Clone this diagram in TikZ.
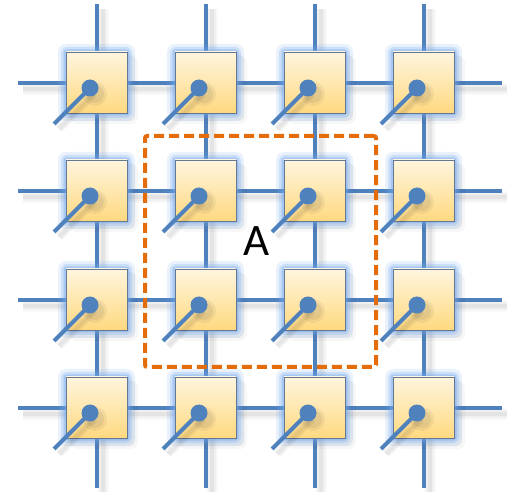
\documentclass[tikz,border=0pt]{standalone}
\usepackage{fontspec}
\setmainfont{Carlito}
\definecolor{linecol}{RGB}{79,129,189}
\definecolor{glowcol}{RGB}{110,165,235}
\definecolor{celltop}{RGB}{255,245,222}
\definecolor{cellbot}{RGB}{255,217,128}
\definecolor{cellborder}{RGB}{100,120,145}
\definecolor{regioncol}{RGB}{228,108,10}
\tikzset{
  gridline/.style={draw=linecol, line width=4pt},
  shadowa/.style={draw=black, line width=12pt, opacity=0.025},
  shadowb/.style={draw=black, line width=8pt, opacity=0.035},
  shadowc/.style={draw=black, line width=4pt, opacity=0.05},
  cell/.style={minimum size=61pt, inner sep=0pt, draw=cellborder, line width=0.7pt, top color=celltop, bottom color=cellbot},
  dotnode/.style={circle, fill=linecol, minimum size=17pt, inner sep=0pt},
  region/.style={draw=regioncol, line width=4pt, dash pattern=on 10pt off 5pt, rounded corners=2pt, minimum width=231pt, minimum height=231pt, inner sep=0pt},
}
\begin{document}
\begin{tikzpicture}[x=1pt,y=-1pt]
\useasboundingbox (0,0) rectangle (507,492);
% coordinates for grid line ends
\foreach \i/\v in {1/83,2/191,3/300,4/408}{
  \coordinate (hl\i) at (18,\v);
  \coordinate (hr\i) at (502,\v);
}
\foreach \j/\u in {1/97,2/206,3/315,4/424}{
  \coordinate (vt\j) at (\u,4);
  \coordinate (vb\j) at (\u,488);
}
% shadows of grid lines
\foreach \i in {1,...,4}{
  \foreach \s in {shadowa,shadowb,shadowc}{
    \draw[\s] ([shift={(5,6)}]hl\i) -- ([shift={(5,6)}]hr\i);
    \draw[\s] ([shift={(6,5)}]vt\i) -- ([shift={(6,5)}]vb\i);
  }
}
% grid lines
\foreach \i in {1,...,4}{
  \draw[gridline] (hl\i) -- (hr\i);
  \draw[gridline] (vt\i) -- (vb\i);
}
% cells
\foreach \i/\v in {1/83,2/191,3/300,4/408}{
  \foreach \j/\u in {1/97,2/206,3/315,4/424}{
    % shadow
    \fill[black, opacity=0.03, rounded corners=7pt] (\u-27,\v-27) rectangle (\u+41,\v+41);
    \fill[black, opacity=0.04, rounded corners=4pt] (\u-28,\v-28) rectangle (\u+38,\v+38);
    % glow
    \fill[glowcol, opacity=0.15, rounded corners=8pt] (\u-39,\v-39) rectangle (\u+38,\v+38);
    \fill[glowcol, opacity=0.25, rounded corners=6pt] (\u-36,\v-36) rectangle (\u+35,\v+35);
    \fill[glowcol, opacity=0.4, rounded corners=3pt] (\u-33.5,\v-33.5) rectangle (\u+32.5,\v+32.5);
    \node[cell] (c\i\j) at (\u-0.5,\v-0.5) {};
    \coordinate (s\i\j) at (\u-43,\v+41);
    % dot and stub shadows
    \draw[black, opacity=0.05, line width=8pt] (\u-3,\v+11) -- (\u-38,\v+46);
    \draw[black, opacity=0.05, line width=4pt] (\u-3,\v+11) -- (\u-38,\v+46);
    \fill[black, opacity=0.05] (\u-2,\v+11) circle (12pt);
    \fill[black, opacity=0.06] (\u-2,\v+11) circle (9pt);
    \node[dotnode] (d\i\j) at (\u-7,\v+5) {};
    \draw[linecol, line width=4pt] (d\i\j.center) -- (s\i\j);
  }
}
% region
\node[region] (reg) at (260.5,251.5) {};
\node[font=\fontsize{45}{45}\selectfont, inner sep=0pt] (lab) at (257,241) {A};
\end{tikzpicture}
\end{document}
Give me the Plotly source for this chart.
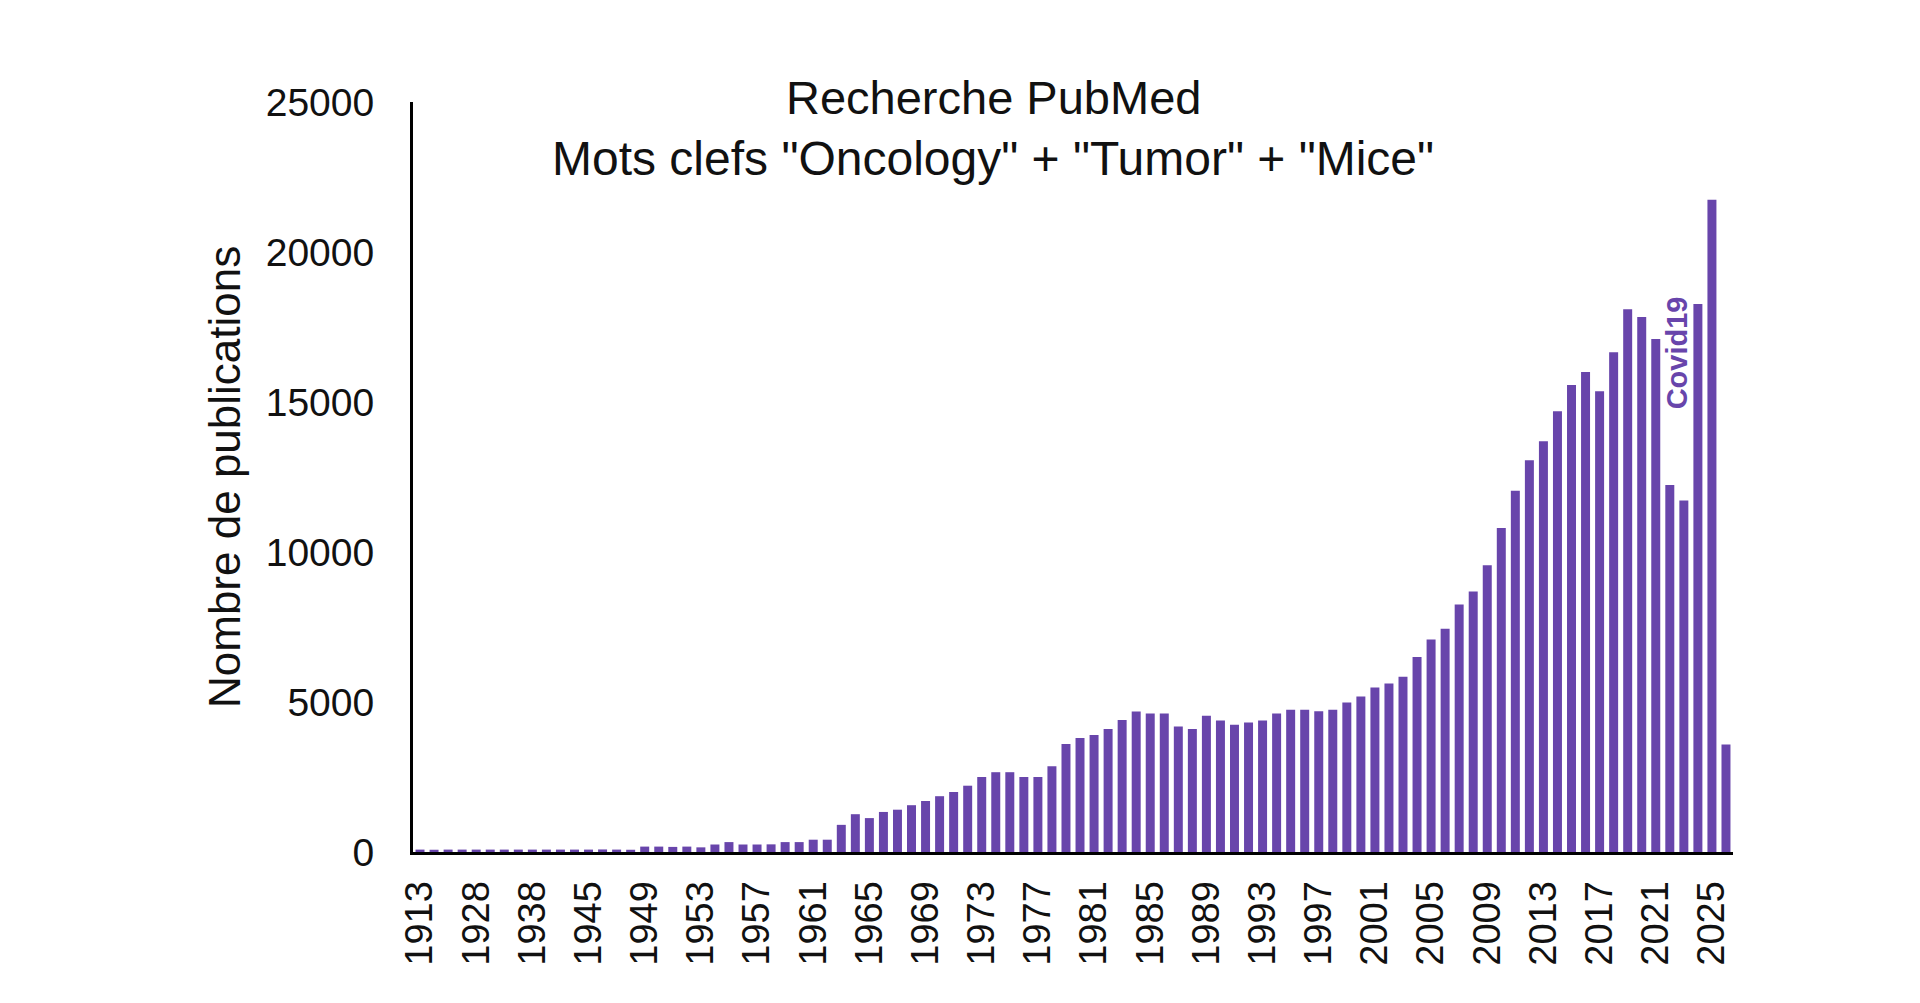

Direction
Repeat each record exactly as shown above, dropping all images.

Result for this task
Clone this diagram in TikZ.
\documentclass[tikz,border=0pt]{standalone}
\usepackage{fontspec}
\setmainfont{Carlito}
\definecolor{linecol}{RGB}{79,129,189}
\definecolor{glowcol}{RGB}{110,165,235}
\definecolor{celltop}{RGB}{255,245,222}
\definecolor{cellbot}{RGB}{255,217,128}
\definecolor{cellborder}{RGB}{100,120,145}
\definecolor{regioncol}{RGB}{228,108,10}
\tikzset{
  gridline/.style={draw=linecol, line width=4pt},
  shadowa/.style={draw=black, line width=12pt, opacity=0.025},
  shadowb/.style={draw=black, line width=8pt, opacity=0.035},
  shadowc/.style={draw=black, line width=4pt, opacity=0.05},
  cell/.style={minimum size=61pt, inner sep=0pt, draw=cellborder, line width=0.7pt, top color=celltop, bottom color=cellbot},
  dotnode/.style={circle, fill=linecol, minimum size=17pt, inner sep=0pt},
  region/.style={draw=regioncol, line width=4pt, dash pattern=on 10pt off 5pt, rounded corners=2pt, minimum width=231pt, minimum height=231pt, inner sep=0pt},
}
\begin{document}
\begin{tikzpicture}[x=1pt,y=-1pt]
\useasboundingbox (0,0) rectangle (507,492);
% coordinates for grid line ends
\foreach \i/\v in {1/83,2/191,3/300,4/408}{
  \coordinate (hl\i) at (18,\v);
  \coordinate (hr\i) at (502,\v);
}
\foreach \j/\u in {1/97,2/206,3/315,4/424}{
  \coordinate (vt\j) at (\u,4);
  \coordinate (vb\j) at (\u,488);
}
% shadows of grid lines
\foreach \i in {1,...,4}{
  \foreach \s in {shadowa,shadowb,shadowc}{
    \draw[\s] ([shift={(5,6)}]hl\i) -- ([shift={(5,6)}]hr\i);
    \draw[\s] ([shift={(6,5)}]vt\i) -- ([shift={(6,5)}]vb\i);
  }
}
% grid lines
\foreach \i in {1,...,4}{
  \draw[gridline] (hl\i) -- (hr\i);
  \draw[gridline] (vt\i) -- (vb\i);
}
% cells
\foreach \i/\v in {1/83,2/191,3/300,4/408}{
  \foreach \j/\u in {1/97,2/206,3/315,4/424}{
    % shadow
    \fill[black, opacity=0.03, rounded corners=7pt] (\u-27,\v-27) rectangle (\u+41,\v+41);
    \fill[black, opacity=0.04, rounded corners=4pt] (\u-28,\v-28) rectangle (\u+38,\v+38);
    % glow
    \fill[glowcol, opacity=0.15, rounded corners=8pt] (\u-39,\v-39) rectangle (\u+38,\v+38);
    \fill[glowcol, opacity=0.25, rounded corners=6pt] (\u-36,\v-36) rectangle (\u+35,\v+35);
    \fill[glowcol, opacity=0.4, rounded corners=3pt] (\u-33.5,\v-33.5) rectangle (\u+32.5,\v+32.5);
    \node[cell] (c\i\j) at (\u-0.5,\v-0.5) {};
    \coordinate (s\i\j) at (\u-43,\v+41);
    % dot and stub shadows
    \draw[black, opacity=0.05, line width=8pt] (\u-3,\v+11) -- (\u-38,\v+46);
    \draw[black, opacity=0.05, line width=4pt] (\u-3,\v+11) -- (\u-38,\v+46);
    \fill[black, opacity=0.05] (\u-2,\v+11) circle (12pt);
    \fill[black, opacity=0.06] (\u-2,\v+11) circle (9pt);
    \node[dotnode] (d\i\j) at (\u-7,\v+5) {};
    \draw[linecol, line width=4pt] (d\i\j.center) -- (s\i\j);
  }
}
% region
\node[region] (reg) at (260.5,251.5) {};
\node[font=\fontsize{45}{45}\selectfont, inner sep=0pt] (lab) at (257,241) {A};
\end{tikzpicture}
\end{document}
Give me the Plotly source for this chart.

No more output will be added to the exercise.